Bruce Grant

Bruce Grant

Fellow: Awarded 2012
Field of Study: Anthropology and Cultural Studies

Competition: US & Canada

New York University

Bruce Grant is Professor of Anthropology at New York University. A specialist on cultural politics in the former Soviet Union, he has done fieldwork in both Siberia and the Caucasus. He is author of In the Soviet House of Culture: A Century of Perestroikas (Princeton UP, 1995), a study of the Sovietization of an indigenous people on the Russian Pacific coast, and winner of the Prize for Best First Book from the American Ethnological Society; as well as The Captive and the Gift: Cultural Histories of Sovereignty in Russia and the Caucasus (Cornell UP, 2009), on the making of the Caucasus in the Russian popular imagination.

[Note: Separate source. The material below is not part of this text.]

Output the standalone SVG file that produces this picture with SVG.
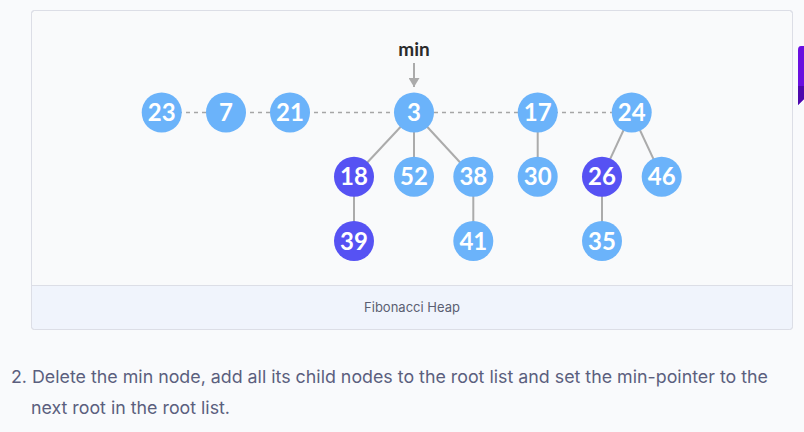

He was co-editor of Caucasus Paradigms: Anthropologies, Histories, and the Making of a World Area (LIT, 2007) and The Russia Reader: History, Culture, Politics (Duke UP, 2010). His recent research has explored rural Muslim shrines as sites of the retelling of Soviet history in Azerbaijan, as well as reflections on the spectacular rebuilding of the Azerbaijani capital of Baku. For the Guggenheim year ahead, he is at work on a historical project on the early twentieth-century, pan-Caucasus journal Molla Nasreddin (1905–1931) as an idiom for rethinking contemporary Eurasian space and authoritarian rule within it. He is a recent past president of the Society for Cultural Anthropology, interdisciplinary wing of the American Anthropological Association; and ASEEES, the Association for Slavic, East European, and Eurasian Studies.